Wine buyer taking bribe

Kickbacks, Gift Cards, and Golf Trips: How Wine Really Gets on the Shelf

01 de October, 2025Michael Bozzelli

When you walk into a California grocery store and see walls of Yellow Tail, Josh, or that “mystery Cab under $15” stacked at eye level, you might think—*wow, the buyers must really believe in this juice*.

Turns out, belief has nothing to do with it. But prepaid Visa gift cards, Pebble Beach junkets, and designer handbags? Those do.

Federal prosecutors just dropped a bomb out of Oakland: a former Albertsons wine buyer, Patrick Briones, is accused of taking tens of thousands of dollars’ worth of bribes from suppliers for placements. The menu of alleged perks reads like a RICO case against one of the Five Families: luxury watches, casino chips in Vegas, Hawaiian vacations disguised as “education seminars,” even $10k cash payments for placement.

The suppliers? At least one was Deutsch Family Wine & Spirits—yes, the folks behind Yellow Tail and Josh Cellars, two of the most recognizable wine brands in America. Another supplier, John Herzog, was just charged this week. Both allegedly greased the wheels to the tune of hundreds of thousands of dollars in total.

Why it Matters: Shelf Space = Market Share = Millions

This isn’t just a grocery aisle soap opera. Millions of dollas hinge on placement in a chain like Albertsons. We’re talking 300 stores in Southern California alone. Land an endcap, command the "chilled whites" grab and go cooler, and you're paid.  

That’s why “pay-to-play” scandals in alcohol keep surfacing. The U.S. three-tier system, born after Prohibition, was "supposed" to prevent this exact thing: producers, distributors, and retailers all separated to keep influence at bay. But in practice? Distributors dangle carrots, retailers cash checks, and consumers end up “choosing” between brands that didn’t earn their shelf slot on taste or terroir but on how many tabs their corporate credit picked up at CUT by Wolfgang Puck in the Palazzo in Vegas.  

The Punchline

So when you wonder why it feels like every grocery store wine aisle looks the same, remember—it’s not your palate being catered to. It’s the buyer’s golf handicap.

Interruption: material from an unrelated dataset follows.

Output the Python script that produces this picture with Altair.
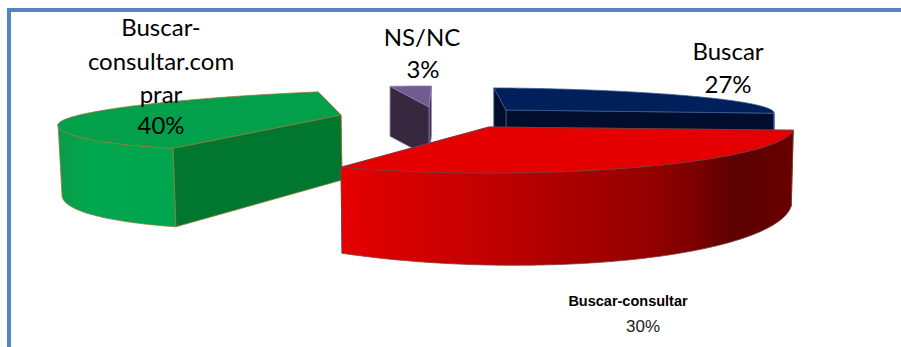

Briones faces federal charges with potential jail time and six-figure fines. Deutsch execs have already pleaded guilty. And Albertsons has issued the classic “we don’t tolerate this” corporate shrug.  

But the real takeaway? Shelf space in wine isn’t just a real estate game—it’s a power game. And when the rent is paid in Vegas vacations and Louis Vuitton luggage, don’t be surprised that the $14.99 Cab in your grocery cart got there for reasons that have nothing to do with mouthfeel.